Je suis beaucoup plus près d’un équilibre aujourd’hui que je ne l’étais au tout début. Il a cependant fallu, pendant mes premières années, m’entourer de gens qui me disaient de ne pas lâcher ! Il faut savoir passer à travers cette période, pour ensuite avoir amassé suffisamment de connaissances pour accéder à des postes plus intéressants. Personne n’est jamais trop préparé !

En vrac…

Le dernier bon livre qu’elle a lu – Le Chardonneret (auteur : Donna Tartt )

Le dernier bon film qu’elle a vu – The Grand Budapest Hotel (réalisateur : Wes Andreson)

Son expression ou diction préféré – ‘Reach for the stars’, comme lui disait son grand-père!

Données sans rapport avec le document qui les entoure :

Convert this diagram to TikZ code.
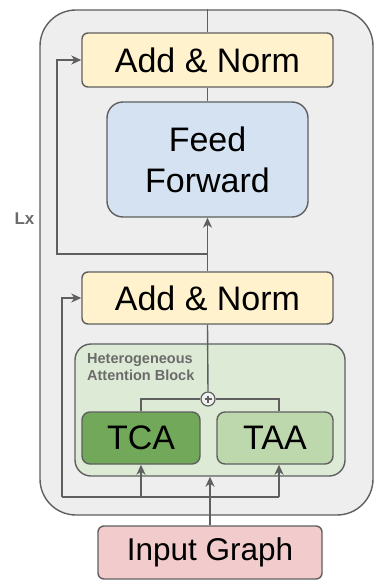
\documentclass[tikz,border=0pt]{standalone}
\usepackage{fontspec}
\setmainfont{Liberation Sans}
\usetikzlibrary{arrows.meta,positioning}

\definecolor{linegray}{HTML}{5F5F5F}
\definecolor{layerbg}{HTML}{EEEEEE}
\definecolor{normfill}{HTML}{FFF2CC}
\definecolor{fffill}{HTML}{D4E2F1}
\definecolor{habfill}{HTML}{DDEAD5}
\definecolor{tcafill}{HTML}{72A85A}
\definecolor{taafill}{HTML}{BCD8AC}
\definecolor{inputfill}{HTML}{F2CCCC}
\definecolor{labelgray}{HTML}{6B6B6B}

\tikzset{
  box/.style={draw=linegray, line width=1.4pt, align=center, inner sep=0pt,
    font=\fontsize{34}{41}\selectfont},
  arr/.style={draw=linegray, line width=1.4pt,
    -{Stealth[length=10pt,width=9pt,inset=3pt]}},
  wire/.style={draw=linegray, line width=1.4pt}
}

\begin{document}
\begin{tikzpicture}[x=1pt,y=-1pt]
\useasboundingbox (0,0) rectangle (374,580);
% repeated layer
\node[box, fill=layerbg, rounded corners=36pt, minimum width=333pt, minimum height=505pt] (layer) at (206.5,262.5) {};
\node[font=\fontsize{17}{20}\selectfont\bfseries, text=labelgray, inner sep=0pt] (lx) at (24.5,219) {Lx};
% upper half of the layer
\node[box, fill=normfill, rounded corners=6pt, minimum width=251pt, minimum height=54pt] (norm2) at (207.5,60) {Add \& Norm};
\node[box, fill=fffill, rounded corners=16pt, minimum width=201pt, minimum height=115pt] (ff) at (207.5,159.5) {Feed\\Forward};
\node[box, fill=normfill, rounded corners=6pt, minimum width=251pt, minimum height=52pt] (norm1) at (207.5,298) {Add \& Norm};
% attention block
\node[box, fill=habfill, rounded corners=16pt, minimum width=270pt, minimum height=132pt] (hab) at (210,410) {};
\node[anchor=base west, align=left, inner sep=0pt, text=labelgray,
  font=\fontsize{14.5}{17.3}\selectfont\bfseries] (habtitle) at (87,380.5) {Heterogeneous\\Attention Block};
\node[box, fill=tcafill, rounded corners=8pt, minimum width=118pt, minimum height=52pt] (tca) at (141,438) {TCA};
\node[box, fill=taafill, rounded corners=8pt, minimum width=116pt, minimum height=52pt] (taa) at (275,438) {TAA};
\node[circle, draw=linegray, line width=1.2pt, fill=white!94!black, minimum size=14pt, inner sep=0pt] (plus) at (208,399) {};
\draw[linegray, line width=1.6pt] ([xshift=-3.5pt]plus.center) -- ([xshift=3.5pt]plus.center)
  ([yshift=-3.5pt]plus.center) -- ([yshift=3.5pt]plus.center);
% input
\node[box, fill=inputfill, rounded corners=6pt, minimum width=224pt, minimum height=53pt,
  font=\fontsize{31.5}{38}\selectfont] (input) at (210,552.5) {Input Graph};

\coordinate (split2) at (208,254);
\coordinate (loop2) at (57,254);
\coordinate (bus) at (210,497);
\coordinate (loop1) at (62,497);

% main path
\draw[wire] (norm2.north) -- (norm2.north |- layer.north);
\draw[wire] (norm2.south) -- (ff.north);
\draw[arr] (norm1.north) -- (ff.south);
\draw[wire] (norm1.south) -- (plus.north);
\draw[wire] (plus.west) -| (tca.north);
\draw[wire] (plus.east) -| ([xshift=4pt]taa.north);
% residual connections
\draw[arr] (split2) -- (loop2) |- (norm2.west);
\draw[wire] (loop1) -- ([xshift=4pt]taa.south |- bus);
\draw[arr] (loop1) |- (norm1.west);
\draw[arr] (tca.south |- bus) -- (tca.south);
\draw[arr] ([xshift=4pt]taa.south |- bus) -- ([xshift=4pt]taa.south);
\draw[arr] (input.north) -- (hab.south);
\end{tikzpicture}
\end{document}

Son péché mignon – Acheter des livres, toujours et encore plus!

Ses restaurants préférés – Impasto (Rue Dante, dans la petite Italie) et Alep ( Marché Jean-Talon)

Le pays qu’elle aimerait visiter – le Liban, le pays de ses ancêtres.

Le personnage historique qu’elle admire le plus – Nelson Mandela. C’est quelqu’un qu’elle admire pour son leadership très fort. Il était très déterminé et faisait en même temps preuve de beaucoup d’humilité. Il respectait l’opinion des autres et était très sage. Il fallait quelqu’un comme lui pour aider le pays à se réconcilier avec ‘ses démons’.

Si elle n’était pas avocate, elle serait…possiblement professeure, parce qu’elle aime l’idée de transmettre la connaissance, d’expliquer et de vulgariser les choses.

Me Josée Kouri est directrice principale, affaires juridiques et secrétaire corporatif adjoint de Dollarama, une société inscrite à la cote de la Bourse de Toronto et qui exploite plus de 900 magasins à l’échelle du Canada. Elle s’est joint à Dollarama en 2011 et a mis sur pied et organisé le département des affaires juridiques de l’entreprise. Elle travaille de très près avec la haute direction et conseille ses membres sur divers dossiers touchant notamment au financement, aux valeurs mobilières, à la régie d’entreprise, à la responsabilité du fait des produits, à la propriété intellectuelle et aux technologies de l’information.

Me Kouri agit également à titre de conseillère juridique pour tous les projets importants de l’entreprise et, à titre d’exemple, a joué un rôle de premier plan lors de la conclusion d’une entente commerciale entre Dollarama et une chaîne de magasins à un dollar d’Amérique centrale. Avant de se joindre à Dollarama, elle a œuvré pendant six ans au sein du groupe de pratique du droit des sociétés d’un grand cabinet canadien. Sa pratique portait essentiellement sur les valeurs mobilières et le financement des sociétés.

Me Kouri est membre du barreau du Québec depuis 2006. En novembre 2014, elle s’est vu octroyer le prix « Conseiller juridique d’avenir » lors de la 6e édition des Prix ZSA des conseillers juridiques du Québec.